# [JOB]
Check each line of the data for "chart" and select those that have it.

# [STORED RECORDS]
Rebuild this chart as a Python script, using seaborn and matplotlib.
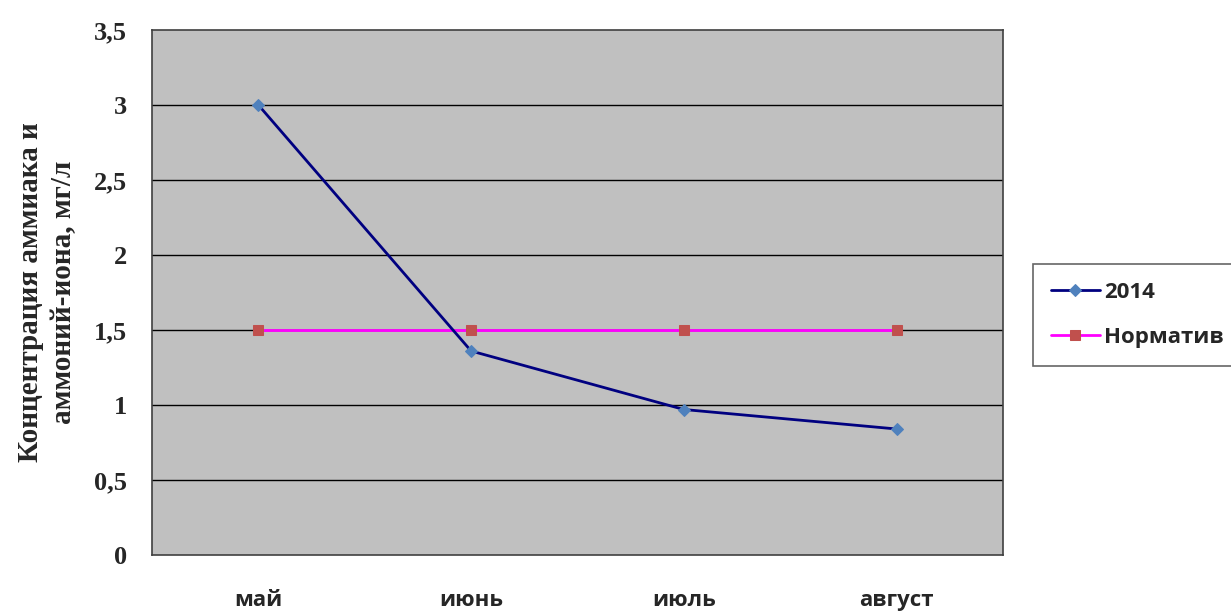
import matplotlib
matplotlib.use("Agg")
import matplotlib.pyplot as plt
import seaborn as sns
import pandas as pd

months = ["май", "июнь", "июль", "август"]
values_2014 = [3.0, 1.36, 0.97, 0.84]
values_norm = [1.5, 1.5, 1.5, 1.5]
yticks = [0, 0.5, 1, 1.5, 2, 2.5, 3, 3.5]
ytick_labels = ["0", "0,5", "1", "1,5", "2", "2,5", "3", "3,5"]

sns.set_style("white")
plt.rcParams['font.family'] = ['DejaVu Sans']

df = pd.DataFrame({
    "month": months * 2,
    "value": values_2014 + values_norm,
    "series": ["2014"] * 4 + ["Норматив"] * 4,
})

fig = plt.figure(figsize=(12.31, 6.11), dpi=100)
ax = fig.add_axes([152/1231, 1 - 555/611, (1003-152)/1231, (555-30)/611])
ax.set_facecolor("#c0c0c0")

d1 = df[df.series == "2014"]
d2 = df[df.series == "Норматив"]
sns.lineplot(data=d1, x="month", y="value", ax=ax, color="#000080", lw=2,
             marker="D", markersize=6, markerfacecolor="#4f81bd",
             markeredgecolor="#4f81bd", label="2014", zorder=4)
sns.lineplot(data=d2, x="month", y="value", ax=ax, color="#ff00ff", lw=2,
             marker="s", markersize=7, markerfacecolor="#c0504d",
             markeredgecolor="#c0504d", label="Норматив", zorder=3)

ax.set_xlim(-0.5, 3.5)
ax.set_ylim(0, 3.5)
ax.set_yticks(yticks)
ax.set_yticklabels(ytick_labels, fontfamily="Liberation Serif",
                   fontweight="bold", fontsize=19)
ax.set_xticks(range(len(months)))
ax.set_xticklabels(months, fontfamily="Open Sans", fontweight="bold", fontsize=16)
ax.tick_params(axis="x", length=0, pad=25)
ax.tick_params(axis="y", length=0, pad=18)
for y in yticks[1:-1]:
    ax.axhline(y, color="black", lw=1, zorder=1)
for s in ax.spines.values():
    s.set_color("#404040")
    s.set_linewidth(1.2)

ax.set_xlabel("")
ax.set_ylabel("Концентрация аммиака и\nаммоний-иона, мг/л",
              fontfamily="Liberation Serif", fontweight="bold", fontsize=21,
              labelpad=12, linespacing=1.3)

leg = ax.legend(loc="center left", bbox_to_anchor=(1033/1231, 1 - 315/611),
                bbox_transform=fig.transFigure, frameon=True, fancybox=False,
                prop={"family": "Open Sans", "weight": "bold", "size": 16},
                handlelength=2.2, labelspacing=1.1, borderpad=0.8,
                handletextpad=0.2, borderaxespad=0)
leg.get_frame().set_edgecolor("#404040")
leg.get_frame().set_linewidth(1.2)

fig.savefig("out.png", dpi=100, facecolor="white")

==

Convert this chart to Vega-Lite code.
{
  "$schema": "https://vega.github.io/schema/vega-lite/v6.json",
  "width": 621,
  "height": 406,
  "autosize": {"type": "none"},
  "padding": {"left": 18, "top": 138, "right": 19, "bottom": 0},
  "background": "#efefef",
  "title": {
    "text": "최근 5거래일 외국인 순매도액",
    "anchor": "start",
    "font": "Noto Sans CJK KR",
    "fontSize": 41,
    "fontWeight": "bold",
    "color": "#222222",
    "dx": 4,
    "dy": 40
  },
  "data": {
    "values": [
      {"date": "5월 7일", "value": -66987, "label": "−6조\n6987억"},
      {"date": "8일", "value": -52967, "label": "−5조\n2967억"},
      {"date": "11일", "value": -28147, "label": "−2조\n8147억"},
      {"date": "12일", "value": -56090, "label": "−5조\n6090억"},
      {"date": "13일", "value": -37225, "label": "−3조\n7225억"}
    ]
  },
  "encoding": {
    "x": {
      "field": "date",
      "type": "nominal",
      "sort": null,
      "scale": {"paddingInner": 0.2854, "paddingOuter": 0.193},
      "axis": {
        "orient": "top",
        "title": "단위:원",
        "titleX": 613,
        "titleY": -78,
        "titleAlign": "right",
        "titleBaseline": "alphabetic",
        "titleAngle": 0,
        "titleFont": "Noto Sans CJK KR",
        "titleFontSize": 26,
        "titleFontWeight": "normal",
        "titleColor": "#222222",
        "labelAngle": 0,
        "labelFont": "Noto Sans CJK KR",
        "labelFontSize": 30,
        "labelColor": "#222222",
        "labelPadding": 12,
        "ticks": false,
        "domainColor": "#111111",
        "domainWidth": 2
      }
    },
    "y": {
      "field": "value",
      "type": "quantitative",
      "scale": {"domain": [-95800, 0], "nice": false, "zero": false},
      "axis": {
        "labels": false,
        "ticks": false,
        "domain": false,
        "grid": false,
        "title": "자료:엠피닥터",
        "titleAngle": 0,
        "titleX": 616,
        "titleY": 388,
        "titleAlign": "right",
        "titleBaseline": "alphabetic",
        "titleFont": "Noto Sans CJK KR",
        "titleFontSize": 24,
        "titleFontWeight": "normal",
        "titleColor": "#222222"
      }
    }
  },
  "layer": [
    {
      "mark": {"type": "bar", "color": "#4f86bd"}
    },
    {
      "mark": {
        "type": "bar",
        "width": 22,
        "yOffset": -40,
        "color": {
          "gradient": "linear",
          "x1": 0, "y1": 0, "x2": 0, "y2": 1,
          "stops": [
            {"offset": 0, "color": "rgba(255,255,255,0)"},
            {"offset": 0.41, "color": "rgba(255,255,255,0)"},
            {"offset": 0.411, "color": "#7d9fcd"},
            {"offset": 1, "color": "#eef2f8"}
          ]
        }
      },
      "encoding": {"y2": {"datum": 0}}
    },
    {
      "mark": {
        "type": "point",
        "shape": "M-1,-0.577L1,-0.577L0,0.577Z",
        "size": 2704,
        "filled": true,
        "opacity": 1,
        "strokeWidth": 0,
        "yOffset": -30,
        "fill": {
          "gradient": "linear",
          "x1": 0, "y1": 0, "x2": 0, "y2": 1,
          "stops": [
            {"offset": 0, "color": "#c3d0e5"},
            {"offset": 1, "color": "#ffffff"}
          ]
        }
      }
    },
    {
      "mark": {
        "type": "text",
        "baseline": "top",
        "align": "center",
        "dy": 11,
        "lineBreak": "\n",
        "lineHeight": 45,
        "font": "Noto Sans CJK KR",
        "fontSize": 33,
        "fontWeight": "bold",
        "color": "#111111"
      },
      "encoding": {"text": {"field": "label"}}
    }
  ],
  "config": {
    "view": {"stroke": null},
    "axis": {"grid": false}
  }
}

...

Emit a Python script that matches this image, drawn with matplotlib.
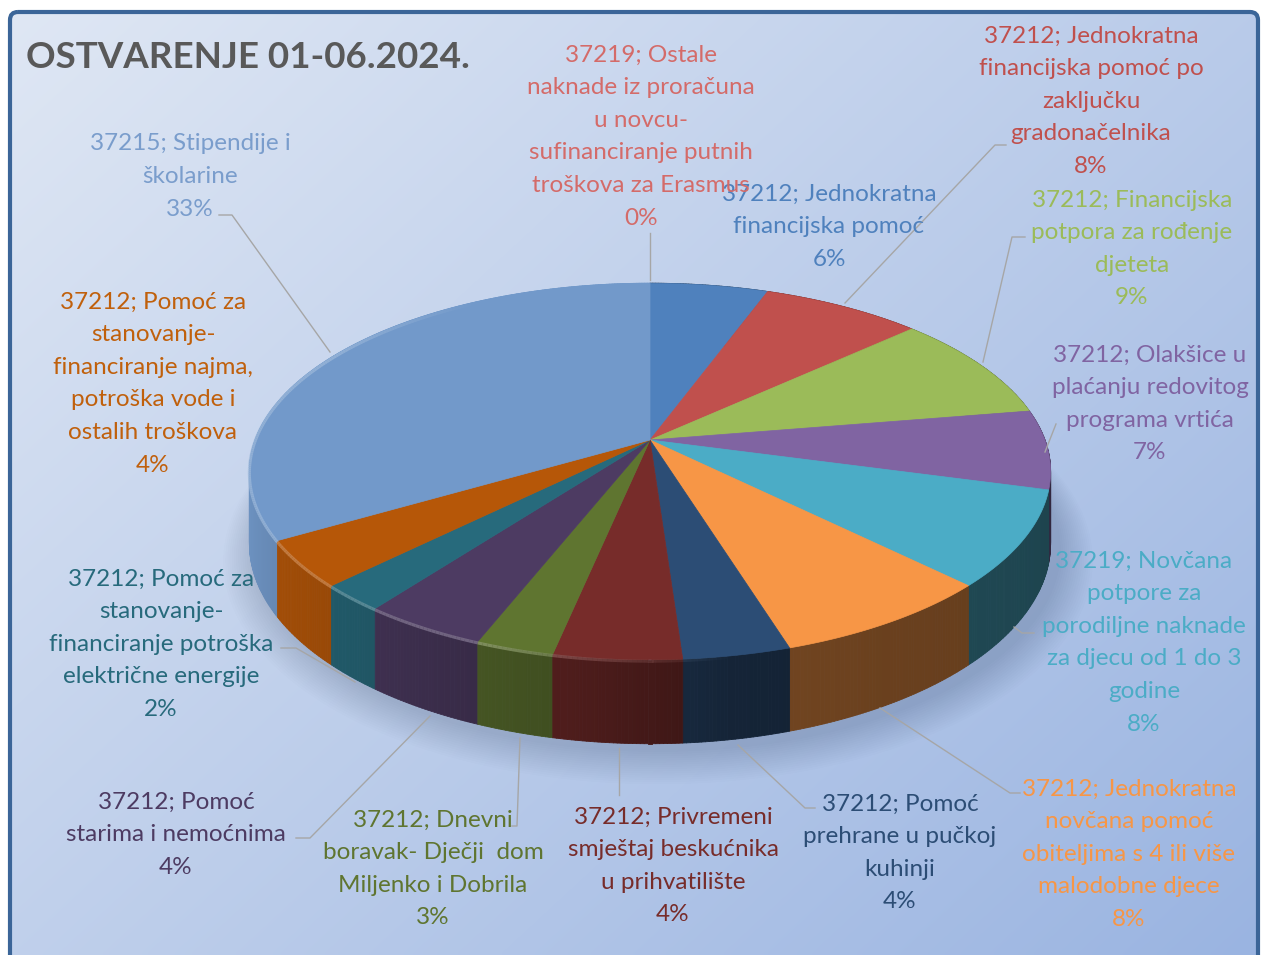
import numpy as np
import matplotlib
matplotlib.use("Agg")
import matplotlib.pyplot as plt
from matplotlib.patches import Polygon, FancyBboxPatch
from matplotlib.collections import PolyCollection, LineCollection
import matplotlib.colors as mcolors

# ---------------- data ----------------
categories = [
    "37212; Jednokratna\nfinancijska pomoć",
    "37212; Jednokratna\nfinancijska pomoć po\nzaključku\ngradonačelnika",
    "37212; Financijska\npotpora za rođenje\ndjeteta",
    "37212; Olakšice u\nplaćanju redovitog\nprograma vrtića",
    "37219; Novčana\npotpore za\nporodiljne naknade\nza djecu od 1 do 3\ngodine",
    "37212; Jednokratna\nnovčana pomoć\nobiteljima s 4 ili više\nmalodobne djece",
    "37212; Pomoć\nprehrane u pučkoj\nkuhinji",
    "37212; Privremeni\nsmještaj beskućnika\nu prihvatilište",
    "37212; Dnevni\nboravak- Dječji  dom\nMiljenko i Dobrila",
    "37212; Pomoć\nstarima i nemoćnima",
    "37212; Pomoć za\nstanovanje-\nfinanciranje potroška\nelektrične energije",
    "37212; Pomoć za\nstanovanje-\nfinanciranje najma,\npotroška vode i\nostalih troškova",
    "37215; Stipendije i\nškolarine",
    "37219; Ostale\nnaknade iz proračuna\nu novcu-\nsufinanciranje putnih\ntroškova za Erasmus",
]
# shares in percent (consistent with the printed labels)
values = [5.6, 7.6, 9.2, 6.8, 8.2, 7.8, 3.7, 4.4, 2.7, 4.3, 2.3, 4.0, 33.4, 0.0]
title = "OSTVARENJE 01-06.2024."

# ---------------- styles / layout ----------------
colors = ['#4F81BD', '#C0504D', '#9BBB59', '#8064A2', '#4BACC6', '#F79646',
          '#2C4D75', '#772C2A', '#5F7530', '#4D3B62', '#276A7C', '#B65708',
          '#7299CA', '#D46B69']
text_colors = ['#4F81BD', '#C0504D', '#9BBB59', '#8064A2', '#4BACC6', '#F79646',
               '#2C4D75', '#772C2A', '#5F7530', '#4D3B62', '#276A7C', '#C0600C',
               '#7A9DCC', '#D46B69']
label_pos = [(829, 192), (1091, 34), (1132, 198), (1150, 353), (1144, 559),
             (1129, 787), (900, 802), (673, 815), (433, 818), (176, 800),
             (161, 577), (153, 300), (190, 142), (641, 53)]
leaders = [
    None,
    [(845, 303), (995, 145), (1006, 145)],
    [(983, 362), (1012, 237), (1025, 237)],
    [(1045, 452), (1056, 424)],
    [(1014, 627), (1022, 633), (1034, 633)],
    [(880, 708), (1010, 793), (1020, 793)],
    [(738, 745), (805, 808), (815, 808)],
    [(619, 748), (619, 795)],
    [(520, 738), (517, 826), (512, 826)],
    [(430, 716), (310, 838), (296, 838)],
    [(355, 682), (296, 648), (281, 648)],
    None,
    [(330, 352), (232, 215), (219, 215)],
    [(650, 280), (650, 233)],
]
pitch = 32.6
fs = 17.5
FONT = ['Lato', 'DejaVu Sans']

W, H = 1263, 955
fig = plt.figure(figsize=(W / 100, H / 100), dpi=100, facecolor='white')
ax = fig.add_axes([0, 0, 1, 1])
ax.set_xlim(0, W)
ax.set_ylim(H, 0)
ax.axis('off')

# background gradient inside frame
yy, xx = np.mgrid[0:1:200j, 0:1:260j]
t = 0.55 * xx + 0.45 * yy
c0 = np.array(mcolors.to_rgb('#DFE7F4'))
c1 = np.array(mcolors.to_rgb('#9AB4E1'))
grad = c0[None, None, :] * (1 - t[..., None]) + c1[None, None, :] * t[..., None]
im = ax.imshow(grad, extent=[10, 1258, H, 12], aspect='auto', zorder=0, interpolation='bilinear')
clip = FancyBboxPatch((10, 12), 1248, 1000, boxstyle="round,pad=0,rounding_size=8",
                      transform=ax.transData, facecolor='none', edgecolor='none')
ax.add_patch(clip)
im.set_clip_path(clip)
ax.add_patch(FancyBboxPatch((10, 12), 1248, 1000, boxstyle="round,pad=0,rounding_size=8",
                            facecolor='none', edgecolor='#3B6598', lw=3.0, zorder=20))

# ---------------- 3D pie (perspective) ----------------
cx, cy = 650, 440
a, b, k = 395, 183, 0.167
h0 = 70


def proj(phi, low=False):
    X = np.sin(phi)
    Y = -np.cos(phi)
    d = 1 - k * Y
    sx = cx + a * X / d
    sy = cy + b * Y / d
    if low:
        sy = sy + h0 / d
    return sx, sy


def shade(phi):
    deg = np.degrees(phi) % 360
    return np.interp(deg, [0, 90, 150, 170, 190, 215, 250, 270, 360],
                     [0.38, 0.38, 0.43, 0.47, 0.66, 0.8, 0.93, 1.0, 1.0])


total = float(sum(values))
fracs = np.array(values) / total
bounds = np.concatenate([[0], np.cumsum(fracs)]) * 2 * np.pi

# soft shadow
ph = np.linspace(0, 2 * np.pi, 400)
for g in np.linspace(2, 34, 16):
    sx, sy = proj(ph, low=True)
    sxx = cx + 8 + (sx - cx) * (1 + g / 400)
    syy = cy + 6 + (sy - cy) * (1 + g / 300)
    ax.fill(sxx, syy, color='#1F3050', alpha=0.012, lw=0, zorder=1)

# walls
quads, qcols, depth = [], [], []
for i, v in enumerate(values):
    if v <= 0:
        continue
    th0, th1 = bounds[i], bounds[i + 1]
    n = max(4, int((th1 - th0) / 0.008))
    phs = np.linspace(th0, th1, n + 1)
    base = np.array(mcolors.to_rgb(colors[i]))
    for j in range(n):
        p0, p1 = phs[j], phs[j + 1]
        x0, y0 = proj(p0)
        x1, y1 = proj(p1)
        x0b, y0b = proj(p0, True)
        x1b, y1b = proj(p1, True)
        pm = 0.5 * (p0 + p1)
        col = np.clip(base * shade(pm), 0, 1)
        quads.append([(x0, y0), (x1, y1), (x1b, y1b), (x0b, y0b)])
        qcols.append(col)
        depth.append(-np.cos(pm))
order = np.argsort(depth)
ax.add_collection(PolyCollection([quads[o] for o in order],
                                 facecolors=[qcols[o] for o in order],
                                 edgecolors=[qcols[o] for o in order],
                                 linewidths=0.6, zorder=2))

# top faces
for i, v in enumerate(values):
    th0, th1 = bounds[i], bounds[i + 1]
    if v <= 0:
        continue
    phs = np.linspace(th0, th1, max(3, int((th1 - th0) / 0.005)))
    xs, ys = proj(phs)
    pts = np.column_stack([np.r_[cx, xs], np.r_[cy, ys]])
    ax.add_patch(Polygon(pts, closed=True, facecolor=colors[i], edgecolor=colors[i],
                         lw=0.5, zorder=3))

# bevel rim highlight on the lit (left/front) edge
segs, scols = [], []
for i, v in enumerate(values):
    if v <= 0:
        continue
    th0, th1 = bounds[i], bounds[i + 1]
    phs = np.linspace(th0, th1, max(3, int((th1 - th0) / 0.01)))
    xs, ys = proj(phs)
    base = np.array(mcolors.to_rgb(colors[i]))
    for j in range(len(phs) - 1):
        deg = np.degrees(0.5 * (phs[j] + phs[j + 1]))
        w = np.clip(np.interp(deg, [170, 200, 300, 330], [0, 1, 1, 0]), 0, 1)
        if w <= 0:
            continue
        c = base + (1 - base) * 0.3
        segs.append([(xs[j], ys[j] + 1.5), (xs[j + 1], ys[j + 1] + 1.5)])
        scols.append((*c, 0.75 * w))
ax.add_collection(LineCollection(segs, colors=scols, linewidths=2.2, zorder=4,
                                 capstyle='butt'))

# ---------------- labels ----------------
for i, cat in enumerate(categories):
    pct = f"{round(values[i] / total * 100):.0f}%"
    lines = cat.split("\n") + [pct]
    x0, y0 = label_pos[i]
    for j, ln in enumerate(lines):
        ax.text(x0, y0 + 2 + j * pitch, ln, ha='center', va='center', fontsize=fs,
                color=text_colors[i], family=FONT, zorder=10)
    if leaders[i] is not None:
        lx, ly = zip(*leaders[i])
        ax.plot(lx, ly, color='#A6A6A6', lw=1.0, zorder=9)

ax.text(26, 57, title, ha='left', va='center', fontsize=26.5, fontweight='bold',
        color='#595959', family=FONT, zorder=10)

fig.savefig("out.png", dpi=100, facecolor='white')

# [ANSWER TO THIS TASK]
Rebuild this chart as a Python script, using seaborn and matplotlib.
Convert this chart to Vega-Lite code.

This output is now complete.